— START —

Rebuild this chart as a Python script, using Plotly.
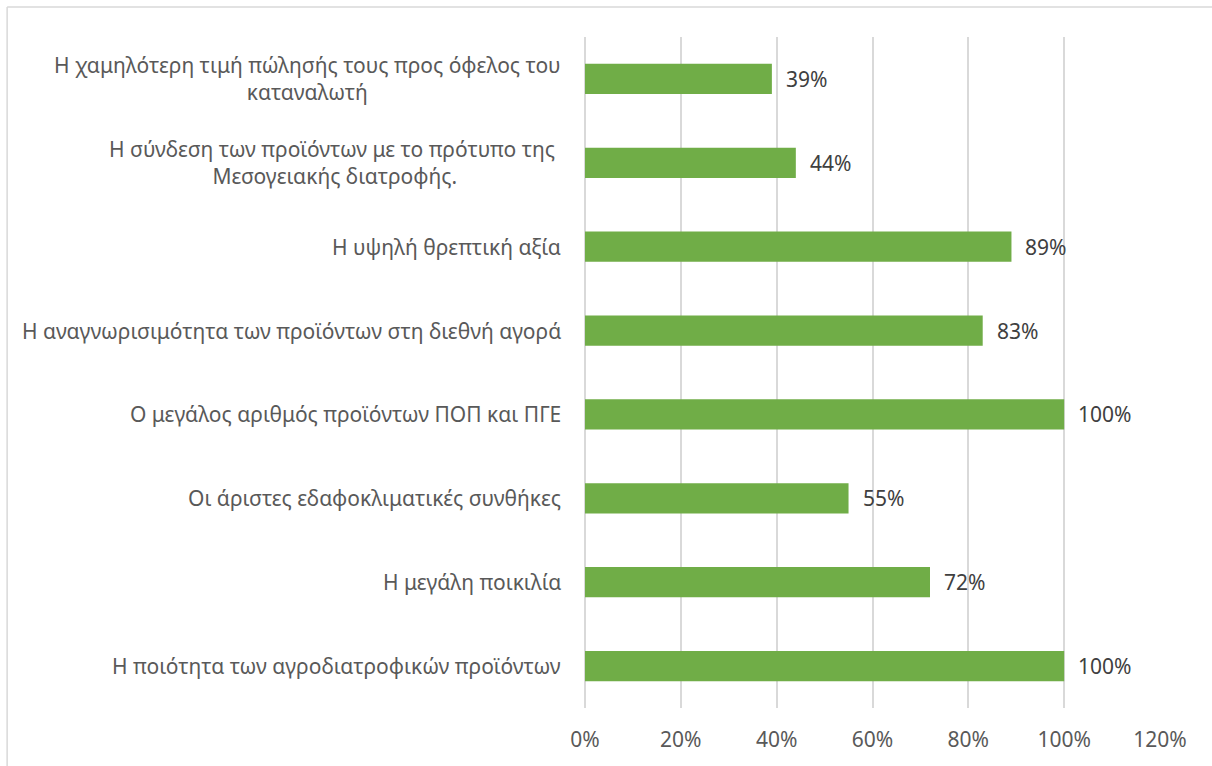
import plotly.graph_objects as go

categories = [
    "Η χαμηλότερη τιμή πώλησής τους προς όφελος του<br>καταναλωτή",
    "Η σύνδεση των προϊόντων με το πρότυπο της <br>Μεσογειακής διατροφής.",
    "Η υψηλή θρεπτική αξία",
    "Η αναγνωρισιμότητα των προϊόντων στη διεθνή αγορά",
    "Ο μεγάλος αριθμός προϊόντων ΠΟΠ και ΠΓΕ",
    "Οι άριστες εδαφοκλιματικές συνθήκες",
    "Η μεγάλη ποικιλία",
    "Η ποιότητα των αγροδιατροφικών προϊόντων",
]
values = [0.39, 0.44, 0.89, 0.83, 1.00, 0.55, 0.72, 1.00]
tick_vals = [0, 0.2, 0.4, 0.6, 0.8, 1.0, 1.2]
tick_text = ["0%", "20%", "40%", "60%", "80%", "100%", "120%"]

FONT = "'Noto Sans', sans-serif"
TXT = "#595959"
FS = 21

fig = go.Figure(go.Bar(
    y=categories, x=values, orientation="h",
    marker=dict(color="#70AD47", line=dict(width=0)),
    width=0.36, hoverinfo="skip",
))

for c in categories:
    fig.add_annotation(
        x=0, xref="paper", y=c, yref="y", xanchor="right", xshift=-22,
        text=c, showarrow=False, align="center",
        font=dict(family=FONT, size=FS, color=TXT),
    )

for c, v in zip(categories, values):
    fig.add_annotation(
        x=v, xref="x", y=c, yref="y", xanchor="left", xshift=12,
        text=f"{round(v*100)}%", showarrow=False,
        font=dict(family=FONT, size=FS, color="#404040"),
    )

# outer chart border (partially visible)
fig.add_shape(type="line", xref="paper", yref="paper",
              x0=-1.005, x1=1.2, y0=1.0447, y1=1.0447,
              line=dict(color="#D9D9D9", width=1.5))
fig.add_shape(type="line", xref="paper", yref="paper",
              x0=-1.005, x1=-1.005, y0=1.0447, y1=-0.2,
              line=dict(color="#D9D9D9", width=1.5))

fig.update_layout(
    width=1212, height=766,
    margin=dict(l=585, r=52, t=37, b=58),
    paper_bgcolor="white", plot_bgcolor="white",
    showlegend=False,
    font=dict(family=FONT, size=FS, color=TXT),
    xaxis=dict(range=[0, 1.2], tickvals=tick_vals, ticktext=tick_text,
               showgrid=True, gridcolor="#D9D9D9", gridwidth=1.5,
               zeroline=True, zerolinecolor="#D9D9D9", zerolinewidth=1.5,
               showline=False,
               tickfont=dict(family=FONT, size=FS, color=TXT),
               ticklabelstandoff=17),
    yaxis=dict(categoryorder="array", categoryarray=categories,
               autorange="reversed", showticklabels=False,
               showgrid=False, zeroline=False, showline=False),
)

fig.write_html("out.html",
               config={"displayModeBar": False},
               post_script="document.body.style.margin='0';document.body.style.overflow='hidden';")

— END —

(Aim of the exercise): Extract all lines that hold the word "chart".

(Output of the task):
Rebuild this chart as a Python script, using Plotly.
# outer chart border (partially visible)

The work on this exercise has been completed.